>> Begin

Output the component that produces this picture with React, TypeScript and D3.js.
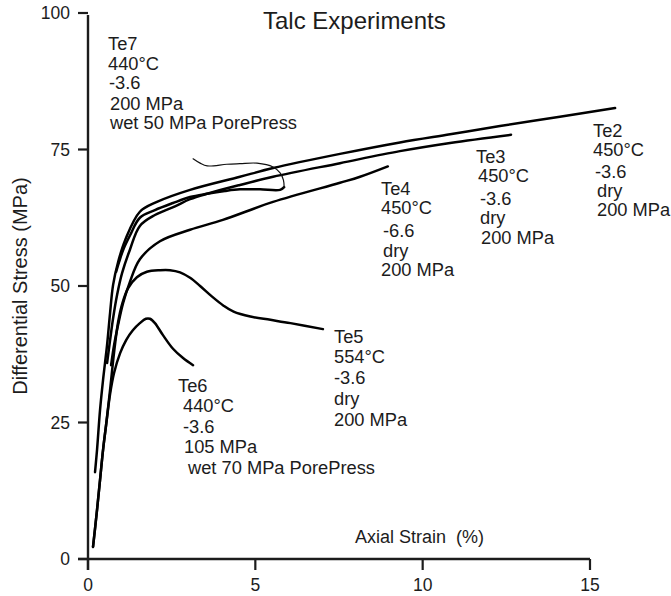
import React from "react";
import * as d3 from "d3";

// ---- Data (strain %, differential stress MPa) ----
const te2: [number, number][] = [
  [0.21, 15.9], [0.27, 20.0], [0.36, 27.3], [0.45, 32.8], [0.57, 39.2], [0.66, 45.1],
  [0.75, 50.2], [0.9, 54.4], [1.11, 58.4], [1.55, 63.6], [2.06, 65.4], [3.05, 67.6],
  [4.54, 70.0], [5.53, 71.6], [7.53, 74.2], [9.32, 76.3], [10.82, 77.8], [12.31, 79.3],
  [14.1, 81.0], [15.75, 82.6],
];
const te3: [number, number][] = [
  [0.57, 35.9], [0.66, 40.1], [0.75, 44.1], [0.87, 48.4], [1.02, 52.4], [1.25, 56.6],
  [1.55, 61.0], [2.0, 63.0], [2.6, 64.6], [3.05, 65.9], [3.56, 66.9], [4.54, 68.5],
  [5.53, 70.0], [7.53, 72.5], [9.32, 74.7], [10.82, 76.2], [12.64, 77.7],
];
const te4: [number, number][] = [
  [0.69, 35.5], [0.78, 39.2], [0.9, 42.9], [1.05, 46.9], [1.25, 50.7], [1.55, 54.9],
  [2.15, 58.2], [3.05, 60.3], [4.03, 62.1], [5.53, 65.4], [7.53, 68.9], [8.13, 70.0],
  [8.96, 71.9],
];
const te5: [number, number][] = [
  [0.15, 2.2], [0.27, 9.0], [0.36, 14.5], [0.45, 20.0], [0.54, 24.5], [0.66, 31.0],
  [0.78, 37.9], [0.9, 43.4], [1.02, 46.7], [1.2, 49.6], [1.46, 51.6], [1.76, 52.6],
  [2.15, 52.9], [2.45, 52.9], [2.75, 52.5], [3.05, 51.5], [3.35, 50.0], [3.7, 48.1],
  [4.05, 46.4], [4.35, 45.3], [4.85, 44.4], [5.45, 43.8], [6.05, 43.2], [7.02, 42.1],
];
const te6: [number, number][] = [
  [0.15, 2.2], [0.27, 9.0], [0.36, 14.5], [0.45, 20.0], [0.56, 25.5], [0.66, 30.2],
  [0.78, 34.1], [0.96, 37.7], [1.14, 40.1], [1.34, 41.9], [1.55, 43.2], [1.73, 44.0],
  [1.85, 44.0], [2.0, 43.2], [2.24, 41.0], [2.54, 38.5], [2.84, 36.8], [3.14, 35.5],
];
const te7: [number, number][] = [
  [0.84, 52.6], [0.93, 54.4], [1.05, 56.6], [1.25, 59.2], [1.55, 62.5], [2.0, 63.9],
  [2.54, 65.2], [3.05, 66.3], [3.56, 66.9], [4.09, 67.4], [4.54, 67.7], [5.14, 67.7],
  [5.74, 67.6], [5.86, 68.1],
];
const te7Unload: [number, number][] = [
  [5.86, 68.1], [5.84, 69.4], [5.74, 70.7], [5.53, 71.8], [5.05, 72.5], [4.54, 72.4],
  [4.15, 72.3], [3.56, 72.0], [3.35, 72.5], [3.14, 73.3],
];

const xTicks = [0, 5, 10, 15];
const yTicks = [0, 25, 50, 75, 100];

const te2Label = ["Te2", "450°C", "-3.6", "dry", "200 MPa"];
const te3Label = ["Te3", "450°C", "-3.6", "dry", "200 MPa"];
const te4Label = ["Te4", "450°C", "-6.6", "dry", "200 MPa"];
const te5Label = ["Te5", "554°C", "-3.6", "dry", "200 MPa"];
const te6Label = ["Te6", "440°C", "-3.6", "105 MPa", "wet 70 MPa PorePress"];
const te7Label = ["Te7", "440°C", "-3.6", "200 MPa", "wet 50 MPa PorePress"];

const title = "Talc Experiments";
const xTitle = "Axial Strain  (%)";
const yTitle = "Differential Stress (MPa)";

// ---- Layout ----
const W = 671;
const H = 596;
const FONT = "'Liberation Sans', Arial, Helvetica, sans-serif";
const INK = "#1c1c1c";
const LABEL_SIZE = 18.3;

const labelLayout = [
  { lines: te7Label, xs: [108, 108, 109, 110, 110], ys: [50, 70, 89, 110, 129] },
  { lines: te6Label, xs: [178, 183, 183, 184, 188], ys: [392, 412, 433, 453, 474] },
  { lines: te5Label, xs: [334, 334, 334, 334, 334], ys: [343, 363, 384, 405, 426] },
  { lines: te4Label, xs: [381, 381, 383, 383, 381], ys: [195, 214, 237, 257, 276] },
  { lines: te3Label, xs: [476, 478, 480, 480, 481], ys: [163, 182, 205, 224, 244] },
  { lines: te2Label, xs: [593, 593, 595, 597, 597], ys: [137, 156, 178, 197, 216] },
];

export default function App() {
  const x = d3.scaleLinear().domain([0, 15]).range([88, 590]);
  const y = d3.scaleLinear().domain([0, 100]).range([559, 13]);

  const line = d3
    .line<[number, number]>()
    .x((d) => x(d[0]))
    .y((d) => y(d[1]))
    .curve(d3.curveCatmullRom.alpha(0.5));

  const mainSeries = [te2, te3, te4, te5, te6, te7];

  return (
    <svg
      width={W}
      height={H}
      style={{ position: "absolute", left: 0, top: 0, background: "#fff" }}
      fontFamily={FONT}
    >
      <rect width={W} height={H} fill="#fff" />
      {/* axes */}
      <line x1={x(0)} x2={x(0)} y1={y(100) + 2} y2={y(0) + 11} stroke={INK} strokeWidth={2.4} />
      <line x1={x(0) - 10} x2={x(15)} y1={y(0)} y2={y(0)} stroke={INK} strokeWidth={2.4} />
      {yTicks.map((t) => (
        <g key={"y" + t}>
          <line x1={x(0) - 10} x2={x(0)} y1={y(t)} y2={y(t)} stroke={INK} strokeWidth={2.2} />
          <text x={x(0) - 18} y={y(t) + 6} textAnchor="end" fontSize={17.5} fill={INK}>
            {t}
          </text>
        </g>
      ))}
      {xTicks.map((t) => (
        <g key={"x" + t}>
          <line x1={x(t)} x2={x(t)} y1={y(0)} y2={y(0) + 11} stroke={INK} strokeWidth={2.2} />
          <text x={x(t)} y={591} textAnchor="middle" fontSize={17.5} fill={INK}>
            {t}
          </text>
        </g>
      ))}
      {/* titles */}
      <text x={263} y={29} fontSize={24} fill={INK}>
        {title}
      </text>
      <text x={355} y={543} fontSize={18} fill={INK} style={{ whiteSpace: "pre" }}>
        {xTitle}
      </text>
      <text
        transform={`translate(27, 286) rotate(-90)`}
        textAnchor="middle"
        fontSize={20}
        fill={INK}
      >
        {yTitle}
      </text>
      {/* curves */}
      {mainSeries.map((s, i) => (
        <path
          key={"s" + i}
          d={line(s) || ""}
          fill="none"
          stroke="#000"
          strokeWidth={2.5}
          strokeLinecap="round"
          strokeLinejoin="round"
        />
      ))}
      <path
        d={line(te7Unload) || ""}
        fill="none"
        stroke="#111"
        strokeWidth={1.2}
        strokeLinecap="round"
      />
      {/* annotations */}
      {labelLayout.map((lab, i) => (
        <g key={"l" + i}>
          {lab.lines.map((t, j) => (
            <text key={j} x={lab.xs[j]} y={lab.ys[j]} fontSize={LABEL_SIZE} fill={INK}>
              {t}
            </text>
          ))}
        </g>
      ))}
    </svg>
  );
}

>> End

- **INSTRUCTION**
Write out the listing above again, exactly, but with no pictures in the copy.

- **TASK RESULT**
Output the component that produces this picture with React, TypeScript and D3.js.
import React from "react";
import * as d3 from "d3";

// ---- Data (strain %, differential stress MPa) ----
const te2: [number, number][] = [
  [0.21, 15.9], [0.27, 20.0], [0.36, 27.3], [0.45, 32.8], [0.57, 39.2], [0.66, 45.1],
  [0.75, 50.2], [0.9, 54.4], [1.11, 58.4], [1.55, 63.6], [2.06, 65.4], [3.05, 67.6],
  [4.54, 70.0], [5.53, 71.6], [7.53, 74.2], [9.32, 76.3], [10.82, 77.8], [12.31, 79.3],
  [14.1, 81.0], [15.75, 82.6],
];
const te3: [number, number][] = [
  [0.57, 35.9], [0.66, 40.1], [0.75, 44.1], [0.87, 48.4], [1.02, 52.4], [1.25, 56.6],
  [1.55, 61.0], [2.0, 63.0], [2.6, 64.6], [3.05, 65.9], [3.56, 66.9], [4.54, 68.5],
  [5.53, 70.0], [7.53, 72.5], [9.32, 74.7], [10.82, 76.2], [12.64, 77.7],
];
const te4: [number, number][] = [
  [0.69, 35.5], [0.78, 39.2], [0.9, 42.9], [1.05, 46.9], [1.25, 50.7], [1.55, 54.9],
  [2.15, 58.2], [3.05, 60.3], [4.03, 62.1], [5.53, 65.4], [7.53, 68.9], [8.13, 70.0],
  [8.96, 71.9],
];
const te5: [number, number][] = [
  [0.15, 2.2], [0.27, 9.0], [0.36, 14.5], [0.45, 20.0], [0.54, 24.5], [0.66, 31.0],
  [0.78, 37.9], [0.9, 43.4], [1.02, 46.7], [1.2, 49.6], [1.46, 51.6], [1.76, 52.6],
  [2.15, 52.9], [2.45, 52.9], [2.75, 52.5], [3.05, 51.5], [3.35, 50.0], [3.7, 48.1],
  [4.05, 46.4], [4.35, 45.3], [4.85, 44.4], [5.45, 43.8], [6.05, 43.2], [7.02, 42.1],
];
const te6: [number, number][] = [
  [0.15, 2.2], [0.27, 9.0], [0.36, 14.5], [0.45, 20.0], [0.56, 25.5], [0.66, 30.2],
  [0.78, 34.1], [0.96, 37.7], [1.14, 40.1], [1.34, 41.9], [1.55, 43.2], [1.73, 44.0],
  [1.85, 44.0], [2.0, 43.2], [2.24, 41.0], [2.54, 38.5], [2.84, 36.8], [3.14, 35.5],
];
const te7: [number, number][] = [
  [0.84, 52.6], [0.93, 54.4], [1.05, 56.6], [1.25, 59.2], [1.55, 62.5], [2.0, 63.9],
  [2.54, 65.2], [3.05, 66.3], [3.56, 66.9], [4.09, 67.4], [4.54, 67.7], [5.14, 67.7],
  [5.74, 67.6], [5.86, 68.1],
];
const te7Unload: [number, number][] = [
  [5.86, 68.1], [5.84, 69.4], [5.74, 70.7], [5.53, 71.8], [5.05, 72.5], [4.54, 72.4],
  [4.15, 72.3], [3.56, 72.0], [3.35, 72.5], [3.14, 73.3],
];

const xTicks = [0, 5, 10, 15];
const yTicks = [0, 25, 50, 75, 100];

const te2Label = ["Te2", "450°C", "-3.6", "dry", "200 MPa"];
const te3Label = ["Te3", "450°C", "-3.6", "dry", "200 MPa"];
const te4Label = ["Te4", "450°C", "-6.6", "dry", "200 MPa"];
const te5Label = ["Te5", "554°C", "-3.6", "dry", "200 MPa"];
const te6Label = ["Te6", "440°C", "-3.6", "105 MPa", "wet 70 MPa PorePress"];
const te7Label = ["Te7", "440°C", "-3.6", "200 MPa", "wet 50 MPa PorePress"];

const title = "Talc Experiments";
const xTitle = "Axial Strain  (%)";
const yTitle = "Differential Stress (MPa)";

// ---- Layout ----
const W = 671;
const H = 596;
const FONT = "'Liberation Sans', Arial, Helvetica, sans-serif";
const INK = "#1c1c1c";
const LABEL_SIZE = 18.3;

const labelLayout = [
  { lines: te7Label, xs: [108, 108, 109, 110, 110], ys: [50, 70, 89, 110, 129] },
  { lines: te6Label, xs: [178, 183, 183, 184, 188], ys: [392, 412, 433, 453, 474] },
  { lines: te5Label, xs: [334, 334, 334, 334, 334], ys: [343, 363, 384, 405, 426] },
  { lines: te4Label, xs: [381, 381, 383, 383, 381], ys: [195, 214, 237, 257, 276] },
  { lines: te3Label, xs: [476, 478, 480, 480, 481], ys: [163, 182, 205, 224, 244] },
  { lines: te2Label, xs: [593, 593, 595, 597, 597], ys: [137, 156, 178, 197, 216] },
];

export default function App() {
  const x = d3.scaleLinear().domain([0, 15]).range([88, 590]);
  const y = d3.scaleLinear().domain([0, 100]).range([559, 13]);

  const line = d3
    .line<[number, number]>()
    .x((d) => x(d[0]))
    .y((d) => y(d[1]))
    .curve(d3.curveCatmullRom.alpha(0.5));

  const mainSeries = [te2, te3, te4, te5, te6, te7];

  return (
    <svg
      width={W}
      height={H}
      style={{ position: "absolute", left: 0, top: 0, background: "#fff" }}
      fontFamily={FONT}
    >
      <rect width={W} height={H} fill="#fff" />
      {/* axes */}
      <line x1={x(0)} x2={x(0)} y1={y(100) + 2} y2={y(0) + 11} stroke={INK} strokeWidth={2.4} />
      <line x1={x(0) - 10} x2={x(15)} y1={y(0)} y2={y(0)} stroke={INK} strokeWidth={2.4} />
      {yTicks.map((t) => (
        <g key={"y" + t}>
          <line x1={x(0) - 10} x2={x(0)} y1={y(t)} y2={y(t)} stroke={INK} strokeWidth={2.2} />
          <text x={x(0) - 18} y={y(t) + 6} textAnchor="end" fontSize={17.5} fill={INK}>
            {t}
          </text>
        </g>
      ))}
      {xTicks.map((t) => (
        <g key={"x" + t}>
          <line x1={x(t)} x2={x(t)} y1={y(0)} y2={y(0) + 11} stroke={INK} strokeWidth={2.2} />
          <text x={x(t)} y={591} textAnchor="middle" fontSize={17.5} fill={INK}>
            {t}
          </text>
        </g>
      ))}
      {/* titles */}
      <text x={263} y={29} fontSize={24} fill={INK}>
        {title}
      </text>
      <text x={355} y={543} fontSize={18} fill={INK} style={{ whiteSpace: "pre" }}>
        {xTitle}
      </text>
      <text
        transform={`translate(27, 286) rotate(-90)`}
        textAnchor="middle"
        fontSize={20}
        fill={INK}
      >
        {yTitle}
      </text>
      {/* curves */}
      {mainSeries.map((s, i) => (
        <path
          key={"s" + i}
          d={line(s) || ""}
          fill="none"
          stroke="#000"
          strokeWidth={2.5}
          strokeLinecap="round"
          strokeLinejoin="round"
        />
      ))}
      <path
        d={line(te7Unload) || ""}
        fill="none"
        stroke="#111"
        strokeWidth={1.2}
        strokeLinecap="round"
      />
      {/* annotations */}
      {labelLayout.map((lab, i) => (
        <g key={"l" + i}>
          {lab.lines.map((t, j) => (
            <text key={j} x={lab.xs[j]} y={lab.ys[j]} fontSize={LABEL_SIZE} fill={INK}>
              {t}
            </text>
          ))}
        </g>
      ))}
    </svg>
  );
}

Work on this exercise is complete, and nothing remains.